───── Collected material ─────

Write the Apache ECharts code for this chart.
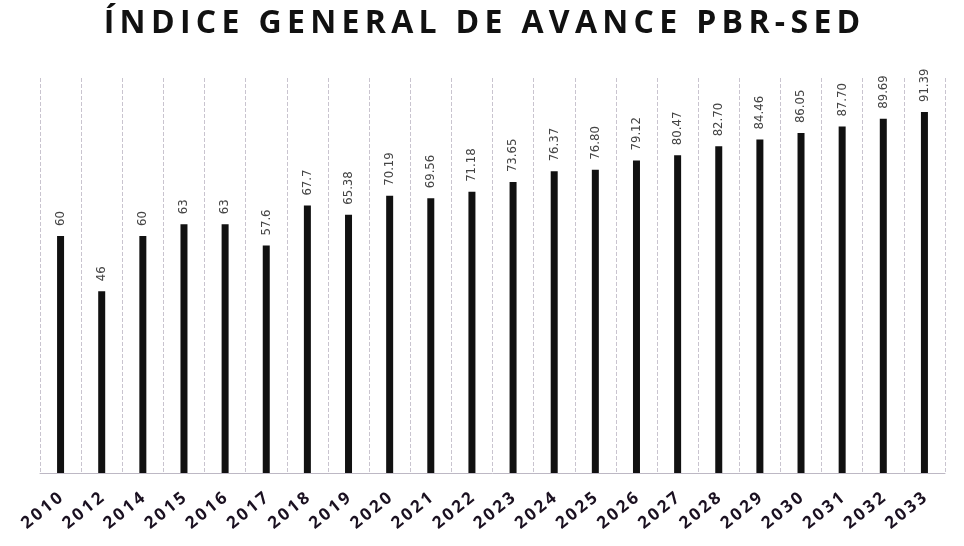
<!DOCTYPE html>
<html>
<head>
<meta charset="utf-8">
<script src="https://cdn.jsdelivr.net/npm/echarts@6/dist/echarts.min.js"></script>
<style>
  html, body { margin: 0; padding: 0; background: #fff; }
  #chart { width: 964px; height: 546px; }
</style>
</head>
<body>
<div id="chart"></div>
<script>
// años y valores del índice
let years = ["2010", "2012", "2014", "2015", "2016", "2017", "2018", "2019", "2020", "2021", "2022",
  "2023", "2024", "2025", "2026", "2027", "2028", "2029", "2030", "2031", "2032", "2033"];
let values = [60, 46, 60, 63, 63, 57.6, 67.7, 65.38, 70.19, 69.56, 71.18,
  73.65, 76.37, 76.80, 79.12, 80.47, 82.70, 84.46, 86.05, 87.70, 89.69, 91.39];
// texto tal como aparece en las etiquetas
let labels = ["60", "46", "60", "63", "63", "57.6", "67.7", "65.38", "70.19", "69.56", "71.18",
  "73.65", "76.37", "76.80", "79.12", "80.47", "82.70", "84.46", "86.05", "87.70", "89.69", "91.39"];

let titulo = "ÍNDICE GENERAL DE AVANCE PBR-SED";
// espaciado entre letras (thin space)
function espaciar(s) {
  return s.split("").join("\u2009");
}

let chart = echarts.init(document.getElementById("chart"));
let gridColor = "#c9c4cf";

let option = {
  animation: false,
  title: {
    text: espaciar(titulo),
    left: "center",
    top: 3,
    textStyle: {
      color: "#111",
      fontSize: 32,
      fontWeight: "bold",
      fontFamily: "Open Sans",
    },
  },
  grid: {
    left: 40,
    right: 19,
    top: 78,
    bottom: 73,
  },
  xAxis: {
    type: "category",
    data: years,
    axisTick: { show: false },
    axisLine: {
      lineStyle: { color: "#bdb8c4", width: 1 },
    },
    splitLine: {
      show: true,
      interval: 0,
      lineStyle: { color: gridColor, type: "dashed", width: 1 },
    },
    axisLabel: {
      interval: 0,
      rotate: 39,
      margin: 23,
      color: "#1a1020",
      fontSize: 17,
      fontWeight: "bold",
      fontFamily: "Open Sans",
      formatter: (v) => espaciar(v),
    },
  },
  yAxis: {
    type: "value",
    min: 0,
    max: 100,
    show: false,
    splitLine: { show: false },
  },
  series: [
    {
      type: "bar",
      data: values,
      barWidth: 7,
      itemStyle: { color: "#111" },
      label: {
        show: true,
        position: "top",
        rotate: 90,
        align: "left",
        verticalAlign: "middle",
        distance: 10,
        color: "#444",
        fontSize: 13,
        fontFamily: "Liberation Sans Narrow, DejaVu Sans Condensed, sans-serif",
        formatter: (p) => labels[p.dataIndex],
      },
    },
  ],
};

chart.setOption(option);
</script>
</body>
</html>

─────

**Requirements:**
Produce an exact copy of each line of data, skipping embedded images.

**Task answer:**
Write the Apache ECharts code for this chart.
<!DOCTYPE html>
<html>
<head>
<meta charset="utf-8">
<script src="https://cdn.jsdelivr.net/npm/echarts@6/dist/echarts.min.js"></script>
<style>
  html, body { margin: 0; padding: 0; background: #fff; }
  #chart { width: 964px; height: 546px; }
</style>
</head>
<body>
<div id="chart"></div>
<script>
// años y valores del índice
let years = ["2010", "2012", "2014", "2015", "2016", "2017", "2018", "2019", "2020", "2021", "2022",
  "2023", "2024", "2025", "2026", "2027", "2028", "2029", "2030", "2031", "2032", "2033"];
let values = [60, 46, 60, 63, 63, 57.6, 67.7, 65.38, 70.19, 69.56, 71.18,
  73.65, 76.37, 76.80, 79.12, 80.47, 82.70, 84.46, 86.05, 87.70, 89.69, 91.39];
// texto tal como aparece en las etiquetas
let labels = ["60", "46", "60", "63", "63", "57.6", "67.7", "65.38", "70.19", "69.56", "71.18",
  "73.65", "76.37", "76.80", "79.12", "80.47", "82.70", "84.46", "86.05", "87.70", "89.69", "91.39"];

let titulo = "ÍNDICE GENERAL DE AVANCE PBR-SED";
// espaciado entre letras (thin space)
function espaciar(s) {
  return s.split("").join("\u2009");
}

let chart = echarts.init(document.getElementById("chart"));
let gridColor = "#c9c4cf";

let option = {
  animation: false,
  title: {
    text: espaciar(titulo),
    left: "center",
    top: 3,
    textStyle: {
      color: "#111",
      fontSize: 32,
      fontWeight: "bold",
      fontFamily: "Open Sans",
    },
  },
  grid: {
    left: 40,
    right: 19,
    top: 78,
    bottom: 73,
  },
  xAxis: {
    type: "category",
    data: years,
    axisTick: { show: false },
    axisLine: {
      lineStyle: { color: "#bdb8c4", width: 1 },
    },
    splitLine: {
      show: true,
      interval: 0,
      lineStyle: { color: gridColor, type: "dashed", width: 1 },
    },
    axisLabel: {
      interval: 0,
      rotate: 39,
      margin: 23,
      color: "#1a1020",
      fontSize: 17,
      fontWeight: "bold",
      fontFamily: "Open Sans",
      formatter: (v) => espaciar(v),
    },
  },
  yAxis: {
    type: "value",
    min: 0,
    max: 100,
    show: false,
    splitLine: { show: false },
  },
  series: [
    {
      type: "bar",
      data: values,
      barWidth: 7,
      itemStyle: { color: "#111" },
      label: {
        show: true,
        position: "top",
        rotate: 90,
        align: "left",
        verticalAlign: "middle",
        distance: 10,
        color: "#444",
        fontSize: 13,
        fontFamily: "Liberation Sans Narrow, DejaVu Sans Condensed, sans-serif",
        formatter: (p) => labels[p.dataIndex],
      },
    },
  ],
};

chart.setOption(option);
</script>
</body>
</html>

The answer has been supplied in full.